TASK DIRECTIONS:
Set down the data below from its first line to the line holding "const height = 267", inclusive; omit all pictures.
==================================================
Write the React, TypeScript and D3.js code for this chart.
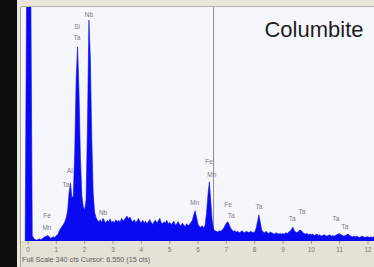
import * as d3 from "d3"

const width = 374
const height = 267

// spectrum, one value per 0.05 keV channel, starting at -0.10 keV
const startEnergy = -0.1
const channelWidth = 0.05
const counts = [
  0, 360, 360, 360, 360, 8, 4, 2, 1, 2, 3, 2, 3, 5, 6, 7, 8, 6, 4, 5, 6, 5,
  8, 9, 14, 18, 21, 24, 28, 34, 44, 70, 84, 62, 66, 130, 235, 282, 215, 120, 66, 50,
  45, 60, 170, 321, 265, 150, 70, 42, 34, 30, 28, 31, 27, 33, 29, 26, 30, 28, 32, 27,
  29, 26, 31, 28, 30, 27, 33, 29, 31, 34, 36, 32, 35, 30, 28, 31, 27, 29, 33, 28,
  27, 30, 26, 29, 25, 28, 31, 27, 24, 28, 30, 26, 29, 33, 27, 25, 28, 26, 30, 25,
  27, 24, 26, 29, 23, 25, 28, 24, 22, 26, 23, 21, 25, 22, 24, 27, 30, 38, 44, 34,
  24, 21, 20, 22, 19, 23, 40, 66, 86, 58, 30, 17, 15, 14, 13, 15, 14, 16, 18, 22,
  26, 28, 24, 19, 16, 14, 15, 13, 14, 12, 13, 15, 13, 12, 14, 13, 12, 14, 13, 12,
  13, 18, 28, 38, 26, 16, 13, 12, 14, 12, 11, 13, 12, 11, 10, 12, 11, 10, 11, 10,
  11, 10, 12, 11, 13, 14, 17, 20, 15, 13, 12, 14, 16, 15, 12, 11, 10, 11, 9, 10,
  9, 10, 8, 9, 10, 8, 9, 7, 8, 9, 8, 7, 8, 9, 7, 8, 7, 8, 9, 10,
  11, 9, 8, 7, 8, 9, 10, 8, 7, 6, 7, 6, 7, 6, 5, 6, 7, 6, 5, 6,
  6, 5, 6, 5, 6, 5, 6,
]

const tickValues = [0, 1, 2, 3, 4, 5, 6, 7, 8, 9, 10, 11, 12]
const fullScale = 340
const cursorEnergy = 6.55
const title = "Columbite"
const footer = "Full Scale 340 cts Cursor: 6.550  (15 cts)"

// element markers: [label, energy keV, count level]
const peakLabels: [string, number, number][] = [
  ["Si", 1.73, 311],
  ["Ta", 1.73, 294],
  ["Nb", 2.15, 328],
  ["Al", 1.48, 102],
  ["Ta", 1.34, 81],
  ["Fe", 0.67, 36],
  ["Mn", 0.67, 19],
  ["Nb", 2.65, 41],
  ["Mn", 5.89, 55],
  ["Fe", 6.39, 115],
  ["Mn", 6.49, 96],
  ["Fe", 7.06, 52],
  ["Ta", 7.17, 36],
  ["Ta", 8.15, 49],
  ["Ta", 9.32, 32],
  ["Ta", 9.67, 42],
  ["Ta", 10.87, 32],
  ["Ta", 11.19, 20],
]

const plotLeft = 21
const plotTop = 7
const plotBottom = 241
const font = "Liberation Sans, Arial, sans-serif"

export default function App() {
  const x = d3.scaleLinear().domain([0, 12]).range([28, 368])
  const y = d3.scaleLinear().domain([0, fullScale]).range([plotBottom, plotTop])

  const points = counts.map((c, i) => [startEnergy + i * channelWidth, c] as [number, number])
  const area = d3
    .area<[number, number]>()
    .x((d) => x(d[0]))
    .y0(plotBottom)
    .y1((d) => y(d[1]))

  return (
    <div style={{ position: "absolute", left: 0, top: 0 }}>
      <svg width={width} height={height} style={{ display: "block" }}>
        <defs>
          <clipPath id="plot">
            <rect x={plotLeft} y={plotTop} width={width - plotLeft} height={plotBottom - plotTop} />
          </clipPath>
        </defs>
        <rect width={width} height={height} fill="#e9e6dc" />
        <rect width={17} height={height} fill="#0e0e0e" />
        <rect x={plotLeft} y={plotTop} width={width - plotLeft} height={plotBottom - plotTop} fill="#f5f7fc" />
        <line x1={plotLeft - 0.5} x2={plotLeft - 0.5} y1={plotTop} y2={height} stroke="#a8a493" />
        <line x1={plotLeft} x2={width} y1={plotTop - 0.5} y2={plotTop - 0.5} stroke="#b8b3a2" />

        <line x1={x(cursorEnergy)} x2={x(cursorEnergy)} y1={plotTop} y2={plotBottom} stroke="#8a8a8a" strokeWidth={1} />

        <path d={area(points) ?? ""} fill="#0a0af2" stroke="#0a0af2" strokeWidth={0.6} clipPath="url(#plot)" />

        <rect x={plotLeft} y={plotBottom} width={width - plotLeft} height={height - plotBottom} fill="#e4e1d6" />
        {tickValues.map((t) => (
          <g key={t}>
            <line x1={x(t)} x2={x(t)} y1={plotBottom} y2={plotBottom + 3} stroke="#9a9a9a" />
            <text x={x(t)} y={252} fontSize={6.5} fill="#7a7a7a" textAnchor="middle" fontFamily={font}>
              {t}
            </text>
          </g>
        ))}
        <text x={22} y={262} fontSize={7.2} fill="#5a5a5a" fontFamily={font}>
          {footer}
        </text>

        {peakLabels.map(([l, e, c], i) => (
          <text
            key={i}
            x={x(e)}
            y={y(c)}
            fontSize={6.5}
            fill="#7c7c7c"
            textAnchor="middle"
            dominantBaseline="middle"
            fontFamily={font}
          >
            {l}
          </text>
        ))}

        <text x={314} y={37} fontSize={22} fill="#1e1e1e" textAnchor="middle" fontFamily={font}>
          {title}
        </text>
      </svg>
    </div>
  )
}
==================================================
COMPLETED TASK:
Write the React, TypeScript and D3.js code for this chart.
import * as d3 from "d3"

const width = 374
const height = 267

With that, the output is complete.